Este abanico de tensiones (t1)-(t2)-(t3), en el seno del triángulo (A-B-C), se puede denominar territorialidad. Ella organiza y articula las escalas de los territorios y las redes que frecuenta y/o que se representa cada individuo. Revela la manera como cada uno teje su relación con los espacios que practica, que se representa y con los cuales se identifica. Ahora bien, para un área geográfica o un conjunto de lugares dado, el número de individuos muestra una cierta mímesis, una relativa similitud de comportamientos y estructuras de itinerarios de desplazamientos. En consecuencia, la territorialidad expresa, en más de un aspecto, el paso del sujeto humano a sus colectivos sociales de referencia, tanto en términos de prácticas e identificación de lugares, como de representaciones de sus relaciones en el espacio geográfico.

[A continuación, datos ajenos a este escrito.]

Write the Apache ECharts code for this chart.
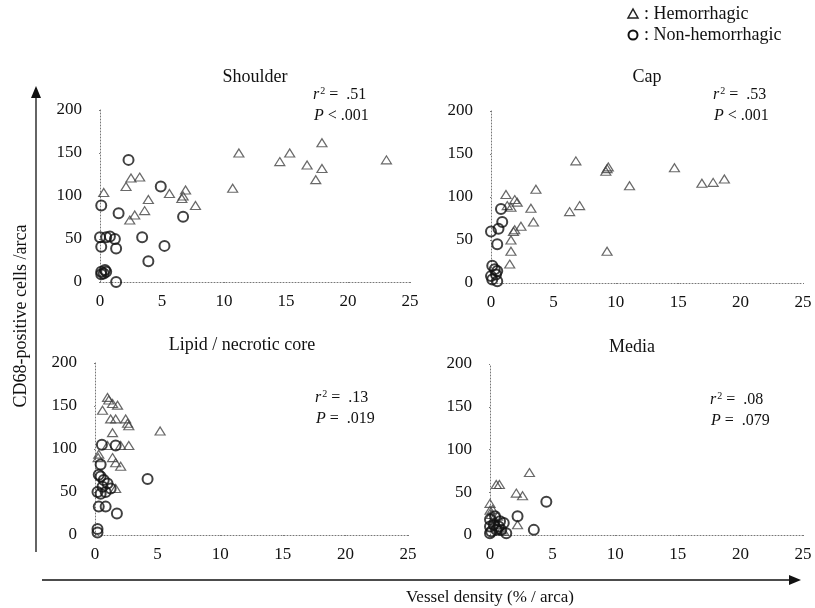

Esta teorización de la territorialidad plantea un debate (Di Méo, 2014). Se la puede proponer en la perspectiva del advenimiento de un tercer paradigma de la geografía –después del paradigma vertical de las relaciones hombre-medio y el paradigma horizontal de la dinámica de las formas del espacio. Se trata del paradigma transversal y holístico que agrega a los dos primeros la toma en consideración del universo de las representaciones y los imaginarios, para comprender plenamente la verdadera naturaleza del espacio humano y social.
En suma, la pareja territorio/territorialidad constituye un complejo geográfico estructurante de la sociedad que lo produce. Por complejo geográfico estructurante es necesario entender una combinación socioespacial en el seno de la cual el espacio territorializado interviene en tanto que sustancia y en tanto que modalidad de la acción humana. La teoría de la estructuración (Giddens, 1987) describe de qué modo una determinada acción produce objetos (territorios) y relaciones (territorialidades) geográficas a través de individuos competentes y reflexivos, autónomos y sin embargo socialmente normados, que evolucionan en espacios-tiempos específicos: acción y actores que experimentan a su turno el efecto estructurante de esas formas dinámicas del espacio y de las tensiones que ellas ejercen sobre sus prácticas y sus representaciones.